Bereits das Versprechen in der Klageschrift vom 14. Oktober 1999, Vollmacht, Begründung und Anträge nachzureichen, hielt der Prozessbevollmächtigte nicht ein. Erst am 10. März 2000, dem letzten Tag der von der Berichterstatterin beim FG gesetzten Ausschlussfrist beantragte er per Telefax, das um 23.54 Uhr einging, unter Hinweis auf eine vom 26. Juli bis 3. Oktober 1999 dauernde Krankheitsphase und eines daraus sich ergebenden Arbeitsrückstaus Fristverlängerung.
Der schriftliche Antrag auf Vertagung der mündlichen Verhandlung vom 20. Januar 2003 "wegen krankheitsbedingten Ausfalles" ging ebenfalls per Fax erst kurz vor Beginn der Verhandlung ein.

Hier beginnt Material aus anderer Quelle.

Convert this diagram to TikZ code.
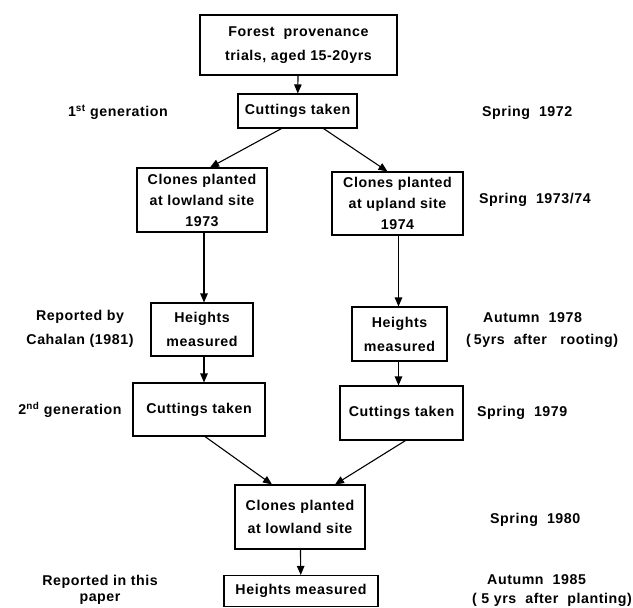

Die vorgelegte ―bereits auf 14. Januar 2003 datierte― privatärztliche Bescheinigung lässt weder erkennen, ab wann der Prozessbevollmächtigte erkrankt war noch wie lange voraussichtlich die Verhandlungsunfähigkeit dauern würde. Auch der Prozessbevollmächtigte machte zu Art und Dauer seiner Krankheit keine konkreten Angaben. Der gesamte Verfahrensablauf zeigt, dass der Prozessbevollmächtigte und Geschäftsführer an einer zügigen Durchführung des Verfahrens nicht nachhaltig interessiert war und seinen prozessualen Mitwirkungspflichten nicht in angemessener Weise nachkam.

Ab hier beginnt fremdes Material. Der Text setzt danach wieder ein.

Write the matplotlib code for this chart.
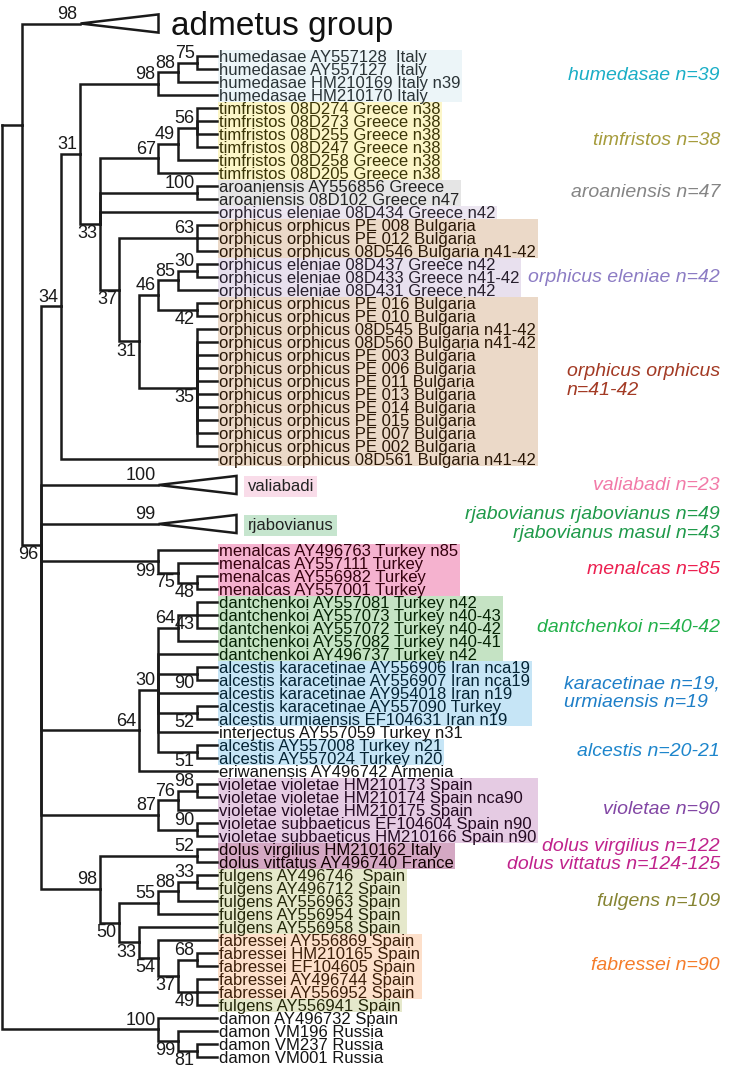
import re
import numpy as np
import matplotlib.pyplot as plt
import matplotlib.colors as mcolors
from matplotlib.patches import Rectangle, Polygon

plt.rcParams['font.family'] = ['Liberation Sans', 'DejaVu Sans']

# ---- data -------------------------------------------------------------
tips = [
    "admetus group",
    "humedasae AY557128  Italy", "humedasae AY557127  Italy",
    "humedasae HM210169 Italy n39", "humedasae HM210170 Italy",
    "timfristos 08D274 Greece n38", "timfristos 08D273 Greece n38",
    "timfristos 08D255 Greece n38", "timfristos 08D247 Greece n38",
    "timfristos 08D258 Greece n38", "timfristos 08D205 Greece n38",
    "aroaniensis AY556856 Greece", "aroaniensis 08D102 Greece n47",
    "orphicus eleniae 08D434 Greece n42",
    "orphicus orphicus PE 008 Bulgaria", "orphicus orphicus PE 012 Bulgaria",
    "orphicus orphicus 08D546 Bulgaria n41-42",
    "orphicus eleniae 08D437 Greece n42", "orphicus eleniae 08D433 Greece n41-42",
    "orphicus eleniae 08D431 Greece n42",
    "orphicus orphicus PE 016 Bulgaria", "orphicus orphicus PE 010 Bulgaria",
    "orphicus orphicus 08D545 Bulgaria n41-42", "orphicus orphicus 08D560 Bulgaria n41-42",
    "orphicus orphicus PE 003 Bulgaria", "orphicus orphicus PE 006 Bulgaria",
    "orphicus orphicus PE 011 Bulgaria", "orphicus orphicus PE 013 Bulgaria",
    "orphicus orphicus PE 014 Bulgaria", "orphicus orphicus PE 015 Bulgaria",
    "orphicus orphicus PE 007 Bulgaria", "orphicus orphicus PE 002 Bulgaria",
    "orphicus orphicus 08D561 Bulgaria n41-42",
    "valiabadi", "rjabovianus",
    "menalcas AY496763 Turkey n85", "menalcas AY557111 Turkey",
    "menalcas AY556982 Turkey", "menalcas AY557001 Turkey",
    "dantchenkoi AY557081 Turkey n42", "dantchenkoi AY557073 Turkey n40-43",
    "dantchenkoi AY557072 Turkey n40-42", "dantchenkoi AY557082 Turkey n40-41",
    "dantchenkoi AY496737 Turkey n42",
    "alcestis karacetinae AY556906 Iran nca19", "alcestis karacetinae AY556907 Iran nca19",
    "alcestis karacetinae AY954018 Iran n19", "alcestis karacetinae AY557090 Turkey",
    "alcestis urmiaensis EF104631 Iran n19",
    "interjectus AY557059 Turkey n31",
    "alcestis AY557008 Turkey n21", "alcestis AY557024 Turkey n20",
    "eriwanensis AY496742 Armenia",
    "violetae violetae HM210173 Spain", "violetae violetae HM210174 Spain nca90",
    "violetae violetae HM210175 Spain", "violetae subbaeticus EF104604 Spain n90",
    "violetae subbaeticus HM210166 Spain n90",
    "dolus virgilius HM210162 Italy", "dolus vittatus AY496740 France",
    "fulgens AY496746  Spain", "fulgens AY496712 Spain", "fulgens AY556963 Spain",
    "fulgens AY556954 Spain", "fulgens AY556958 Spain",
    "fabressei AY556869 Spain", "fabressei HM210165 Spain", "fabressei EF104605 Spain",
    "fabressei AY496744 Spain", "fabressei AY556952 Spain",
    "fulgens AY556941 Spain",
    "damon AY496732 Spain", "damon VM196 Russia", "damon VM237 Russia", "damon VM001 Russia",
]

# tree pieces, numbers after ")" are bootstrap supports, bare numbers are tip indexes
humedasae = "(((1,2)75,3)88,4)98"
timfristos = "(((5,6,7,8)56,9)49,10)67"
orphicus = ("((14,15,16)63,((((17,18)30,19)85,(20,21)42)46,"
            "(22,23,24,25,26,27,28,29,30,31)35)31)37")
greek = "(" + timfristos + ",(11,12)100,13," + orphicus + ")33"
clade34 = "((" + humedasae + "," + greek + ")31,32)34"
menalcas = "(35,(36,(37,38)48)75)99"
alcestis = "((((39,40,41)43,42)64,43,(44,45)90,46,(47,48)52,49,(50,51)51)30,52)64"
violetae = "(((53,54)98,55)76,(56,57)90)87"
spanish = "((58,59)52,((((60,61)33,62)88,63)55,(64,(65,((66,67)68,(68,69,70)49)37)54)33)50)98"
damon = "(71,(72,(73,74)81)99)100"
newick = ("((0,(" + ",".join([clade34, "33", "34", menalcas, alcestis, violetae, spanish])
          + ")96)," + damon + ")")

# collapsed clades: tip index -> support, depth of clade, rows taken
collapsed = {0: (98, 7, 4), 33: (100, 3, 3), 34: (99, 3, 3)}

# two deep nodes are drawn off-centre in the figure: (support, first tip) -> tip row they join at
node_row = {('', 0): 9.3, ('96', 1): 41.6}

# supports printed under the branch: (support, first tip of node)
below = {(33, 5), (37, 14), (31, 17), (42, 20), (35, 22), (96, 1), (99, 35), (75, 36),
         (48, 37), (43, 39), (90, 44), (52, 47), (51, 50), (50, 60), (33, 64), (54, 65),
         (37, 66), (49, 68), (99, 72), (81, 73)}

# shaded tip groups: first tip, last tip, colour
shades = [(1, 4, '#ecf5f8'), (5, 10, '#fcf6c8'), (11, 12, '#e5e5e5'), (13, 13, '#ece6f1'),
          (14, 16, '#ebd9c8'), (17, 19, '#e8e0ee'), (20, 32, '#ebd9c8'),
          (35, 38, '#f5b2cf'), (39, 43, '#c5e3c4'), (44, 48, '#c6e5f6'), (50, 51, '#c6e5f6'),
          (53, 57, '#e5cbe3'), (58, 59, '#d4a8c3'), (60, 64, '#e5e8cb'),
          (65, 69, '#fde0cb'), (70, 70, '#e5e8cb')]
collapsed_box = {33: '#f9dce9', 34: '#c6e5ce'}

# chromosome number notes: text, tips it sits beside, colour
notes = [
    ("humedasae n=39", [1, 4], '#1aaec6'),
    ("timfristos n=38", [5, 10], '#a69c3c'),
    ("aroaniensis n=47", [11, 12], '#858585'),
    ("orphicus eleniae n=42", [17, 19], '#8c7cc4'),
    ("orphicus orphicus\nn=41-42", [20, 32], '#a33a24'),
    ("valiabadi n=23", [33], '#f27aa8'),
    ("rjabovianus rjabovianus n=49\nrjabovianus masul n=43", [34], '#1f9a4a'),
    ("menalcas n=85", [35, 38], '#ec2050'),
    ("dantchenkoi n=40-42", [39, 43], '#22b04a'),
    ("karacetinae n=19,\nurmiaensis n=19", [44, 48], '#1e7fc8'),
    ("alcestis n=20-21", [50, 51], '#1e86cc'),
    ("violetae n=90", [53, 57], '#8246a4'),
    ("dolus virgilius n=122\ndolus vittatus n=124-125", [58, 59], '#c0238c'),
    ("fulgens n=109", [60, 64], '#868432'),
    ("fabressei n=90", [65, 69], '#f57c2a'),
]


# ---- tree -------------------------------------------------------------
def parse(s):
    pos = 0

    def node():
        nonlocal pos
        if s[pos] == '(':
            pos += 1
            kids = [node()]
            while s[pos] == ',':
                pos += 1
                kids.append(node())
            pos += 1
            m = re.match(r'\d*', s[pos:])
            pos += m.end()
            return {'kids': kids, 'support': m.group()}
        m = re.match(r'\d+', s[pos:])
        pos += m.end()
        return {'tip': int(m.group())}

    return node()


tree = parse(newick)
tip_y = {}
row = 0


def layout(n):
    global row
    if 'tip' in n:
        i = n['tip']
        n['first'] = i
        if i in collapsed:
            k = collapsed[i][2]
            n['y'] = row + (k - 1) / 2
            n['h'] = collapsed[i][1]
            row += k
        else:
            n['y'] = row
            n['h'] = 0
            row += 1
        tip_y[i] = n['y']
    else:
        for c in n['kids']:
            layout(c)
        n['first'] = n['kids'][0]['first']
        n['y'] = node_row.get((n['support'], n['first']),
                              (n['kids'][0]['y'] + n['kids'][-1]['y']) / 2)
        n['h'] = 1 + max(c['h'] for c in n['kids'])
    n['x'] = -n['h']


layout(tree)

# pixel layout of the original figure
W, H = 746, 1075
DX, X_TIP = 19.5, 217
DY, Y_FIRST = 13.0, 56

fig = plt.figure(figsize=(W / 100, H / 100), dpi=100)
ax = fig.add_axes([0, 0, 1, 1])
ax.set_xlim(-X_TIP / DX, (W - X_TIP) / DX)
ax.set_ylim(tip_y[1] + (H - Y_FIRST) / DY, tip_y[1] - Y_FIRST / DY)
ax.axis('off')

lc = '#1a1a1a'
lw = 1.8


def support_label(txt, x, y, first):
    if not txt:
        return
    under = (int(txt), first) in below
    ax.annotate(txt, (x, y), xytext=(-2, -1 if under else 0.5), textcoords='offset points',
                ha='right', va='top' if under else 'bottom', fontsize=13, color=lc)


def draw(n):
    for c in n['kids']:
        ax.plot([n['x'], n['x'], c['x']], [n['y'], c['y'], c['y']], color=lc, lw=lw,
                solid_joinstyle='miter', solid_capstyle='projecting', zorder=3)
        if 'kids' in c:
            draw(c)
            support_label(c['support'], c['x'], c['y'], c['first'])
        elif c['tip'] in collapsed:
            sup, depth, k = collapsed[c['tip']]
            tri = Polygon([(c['x'], c['y']), (c['x'] + 4, c['y'] - 0.7), (c['x'] + 4, c['y'] + 0.7)],
                          closed=True, fc='white', ec=lc, lw=lw, zorder=3)
            ax.add_patch(tri)
            support_label(str(sup), c['x'], c['y'], c['tip'])


draw(tree)

# tip labels
texts = {}
for i, name in enumerate(tips):
    if i in collapsed:
        xt = -collapsed[i][1] + 4
        if i == 0:
            texts[i] = ax.annotate(name, (xt, tip_y[i]), xytext=(9, 0), textcoords='offset points',
                                   fontsize=24, va='center_baseline', color='#111111')
        else:
            texts[i] = ax.annotate(name, (xt, tip_y[i]), xytext=(8, 0), textcoords='offset points',
                                   fontsize=12, va='center_baseline', color='#222222',
                                   bbox=dict(boxstyle='square,pad=0.2', fc=collapsed_box[i], ec='none'))
    else:
        texts[i] = ax.annotate(name, (0, tip_y[i]), xytext=(1.5, 0), textcoords='offset points',
                               fontsize=12, va='center_baseline', color='#141414', zorder=4)

# shaded boxes sized to the labels they hold
fig.canvas.draw()
renderer = fig.canvas.get_renderer()
inv = ax.transData.inverted()
for a, b, col in shades:
    right = max(inv.transform(texts[i].get_window_extent(renderer))[1, 0] for i in range(a, b + 1))
    ax.add_patch(Rectangle((0.05, tip_y[a] - 0.5), right + 0.08 - 0.05, b - a + 1,
                           fc=col, ec='none', zorder=1))
    rgb = np.clip(np.array(mcolors.to_rgb(col)) - 0.76, 0, 1)
    for i in range(a, b + 1):
        texts[i].set_color(rgb)

# chromosome notes on the right
NOTE_X = (720 - X_TIP) / DX
for txt, grp, col in notes:
    y = np.mean([tip_y[i] for i in range(grp[0], grp[-1] + 1)])
    right_lines = 'rjab' in txt or 'dolus' in txt
    ax.text(NOTE_X, y, txt, ha='right', va='center',
            multialignment='right' if right_lines else 'left',
            fontsize=14, style='italic', color=col, linespacing=1.1)

fig.savefig('out.png', dpi=100)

b) Auch die Mandatsniederlegung, die der Prozessbevollmächtigte in einem ―dem FG kurz vor Beginn der mündlichen Verhandlung vom 3. März 2003 per Fax übermittelten― Schreiben wegen seiner Erkrankung erklärt hatte, verpflichtete das FG nicht zu einer Vertagung. Ein erheblicher Grund für eine Vertagung ist in der Regel nur gegeben, wenn der Vertretene den Mandatswechsel nicht verschuldet hat (BFH-Beschlüsse vom 17. März 1992 XI B 38/91, BFH/NV 1992, 679, und vom 14. Juni 1995 VIII B 126-127/94, BFH/NV 1996, 144). Da der Prozessbevollmächtigte zugleich der Geschäftsführer der Klägerin ist, ist die Mandatsniederlegung der Klägerin zuzurechnen.